Магия кино. Можно, как в фильме «Гордость и предубеждение» (2005), стремиться передать дух скучных английских гостиных и вымирающих фамильных домов (это потому что выходить замуж нужно по любви, а не как сложится), а можно, подобно эстетствующему Уэсу Андерсону, адаптировать новеллы Стефана Цвейга для своей остроумной задумки из жизни безответственной богемы, праздной аристократии и юрких слуг. В «Отеле «Гранд Будапешт» (2014) вроде бы даже не разглядишь сюжеты Цвейга, но вот его ироническую дистанцию и легкую неряшливость повествования американский режиссер, знатный любитель экранной симметрии, сохраняет. Можно сказать, его киноязык симметричен языку новелл Цвейга.

Если литература в свое время сохранила в истории то, что могло исчезнуть вместе с устной традицией, – поэтому важные песни, стихи, речи, записывались, – то кинематограф сделал то же самое по отношению к книгам, подчеркнув их значимость и подогрев интерес к ознакомлению с первоисточником. Он безнаказанно объел литературу, но оставил самое вкусное для книжных гурманов.

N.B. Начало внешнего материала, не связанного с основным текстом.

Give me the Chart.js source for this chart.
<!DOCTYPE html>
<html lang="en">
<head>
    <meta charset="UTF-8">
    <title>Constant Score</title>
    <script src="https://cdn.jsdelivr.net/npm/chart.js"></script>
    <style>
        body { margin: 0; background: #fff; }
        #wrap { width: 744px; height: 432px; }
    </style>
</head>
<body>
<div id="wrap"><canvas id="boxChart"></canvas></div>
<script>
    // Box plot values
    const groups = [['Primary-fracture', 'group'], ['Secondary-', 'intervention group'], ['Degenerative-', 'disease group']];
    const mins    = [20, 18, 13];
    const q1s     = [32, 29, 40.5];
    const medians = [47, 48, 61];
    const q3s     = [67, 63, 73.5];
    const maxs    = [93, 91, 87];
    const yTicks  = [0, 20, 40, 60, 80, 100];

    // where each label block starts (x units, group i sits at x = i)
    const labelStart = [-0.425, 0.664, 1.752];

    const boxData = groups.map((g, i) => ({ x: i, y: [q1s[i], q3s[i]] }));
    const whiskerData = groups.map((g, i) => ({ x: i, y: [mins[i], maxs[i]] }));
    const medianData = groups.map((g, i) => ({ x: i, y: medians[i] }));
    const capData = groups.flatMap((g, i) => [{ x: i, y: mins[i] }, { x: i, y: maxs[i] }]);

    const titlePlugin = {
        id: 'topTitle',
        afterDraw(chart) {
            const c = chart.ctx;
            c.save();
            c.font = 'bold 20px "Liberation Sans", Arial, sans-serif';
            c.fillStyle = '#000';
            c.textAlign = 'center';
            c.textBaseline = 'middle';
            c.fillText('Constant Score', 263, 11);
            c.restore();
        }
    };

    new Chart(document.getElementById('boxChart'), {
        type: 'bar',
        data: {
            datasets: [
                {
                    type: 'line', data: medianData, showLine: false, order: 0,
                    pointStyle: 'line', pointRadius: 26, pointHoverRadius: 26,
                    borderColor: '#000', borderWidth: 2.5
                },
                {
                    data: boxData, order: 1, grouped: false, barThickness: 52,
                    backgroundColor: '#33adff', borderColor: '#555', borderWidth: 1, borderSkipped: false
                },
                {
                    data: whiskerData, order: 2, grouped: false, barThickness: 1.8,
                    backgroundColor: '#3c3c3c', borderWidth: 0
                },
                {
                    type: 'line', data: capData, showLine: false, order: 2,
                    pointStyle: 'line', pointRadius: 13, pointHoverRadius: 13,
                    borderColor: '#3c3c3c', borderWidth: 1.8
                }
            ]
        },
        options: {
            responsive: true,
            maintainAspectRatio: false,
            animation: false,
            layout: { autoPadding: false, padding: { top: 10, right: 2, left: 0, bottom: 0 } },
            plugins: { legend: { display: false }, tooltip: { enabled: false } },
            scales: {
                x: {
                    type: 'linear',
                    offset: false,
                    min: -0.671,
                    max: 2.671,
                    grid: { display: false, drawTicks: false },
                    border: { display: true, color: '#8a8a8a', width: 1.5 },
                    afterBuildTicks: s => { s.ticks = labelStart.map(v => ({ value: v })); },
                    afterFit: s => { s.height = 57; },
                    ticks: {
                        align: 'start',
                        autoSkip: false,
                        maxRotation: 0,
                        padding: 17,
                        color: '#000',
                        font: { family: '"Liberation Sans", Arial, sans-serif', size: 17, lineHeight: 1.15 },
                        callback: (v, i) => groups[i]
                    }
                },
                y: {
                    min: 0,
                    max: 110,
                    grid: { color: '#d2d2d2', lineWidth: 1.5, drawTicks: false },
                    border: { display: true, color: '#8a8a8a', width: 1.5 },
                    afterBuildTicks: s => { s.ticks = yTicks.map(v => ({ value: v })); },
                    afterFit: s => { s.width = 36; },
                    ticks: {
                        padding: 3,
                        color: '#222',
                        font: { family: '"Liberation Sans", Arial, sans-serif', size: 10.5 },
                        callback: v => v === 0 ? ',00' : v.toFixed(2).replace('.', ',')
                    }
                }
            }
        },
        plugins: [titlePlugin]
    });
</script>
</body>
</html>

И если вы пересматривали тот или иной фильм десяток раз, знаете сюжет досконально, а книгу так вообще выучили наизусть, вы все равно пойдете его смотреть. Никто не откажет себе в удовольствии погрузиться в знакомую ситуацию, заново ее пережить с такими близкими героями, что их можно назвать приятелями, с такими предсказуемыми сюжетными коллизиями, что их можно причислить к своему опыту. Пересмотреть и назвать это своим. Вот только, пожалуй, страшные фильмы пересматривать трудновато. Тут нужно особое мастерство – тонкое, как лезвие ножа.

 

Поделиться:





Воспользуйтесь поиском по сайту:



©2015 - 2024 megalektsii.ru Все авторские права принадлежат авторам лекционных материалов. Обратная связь с нами...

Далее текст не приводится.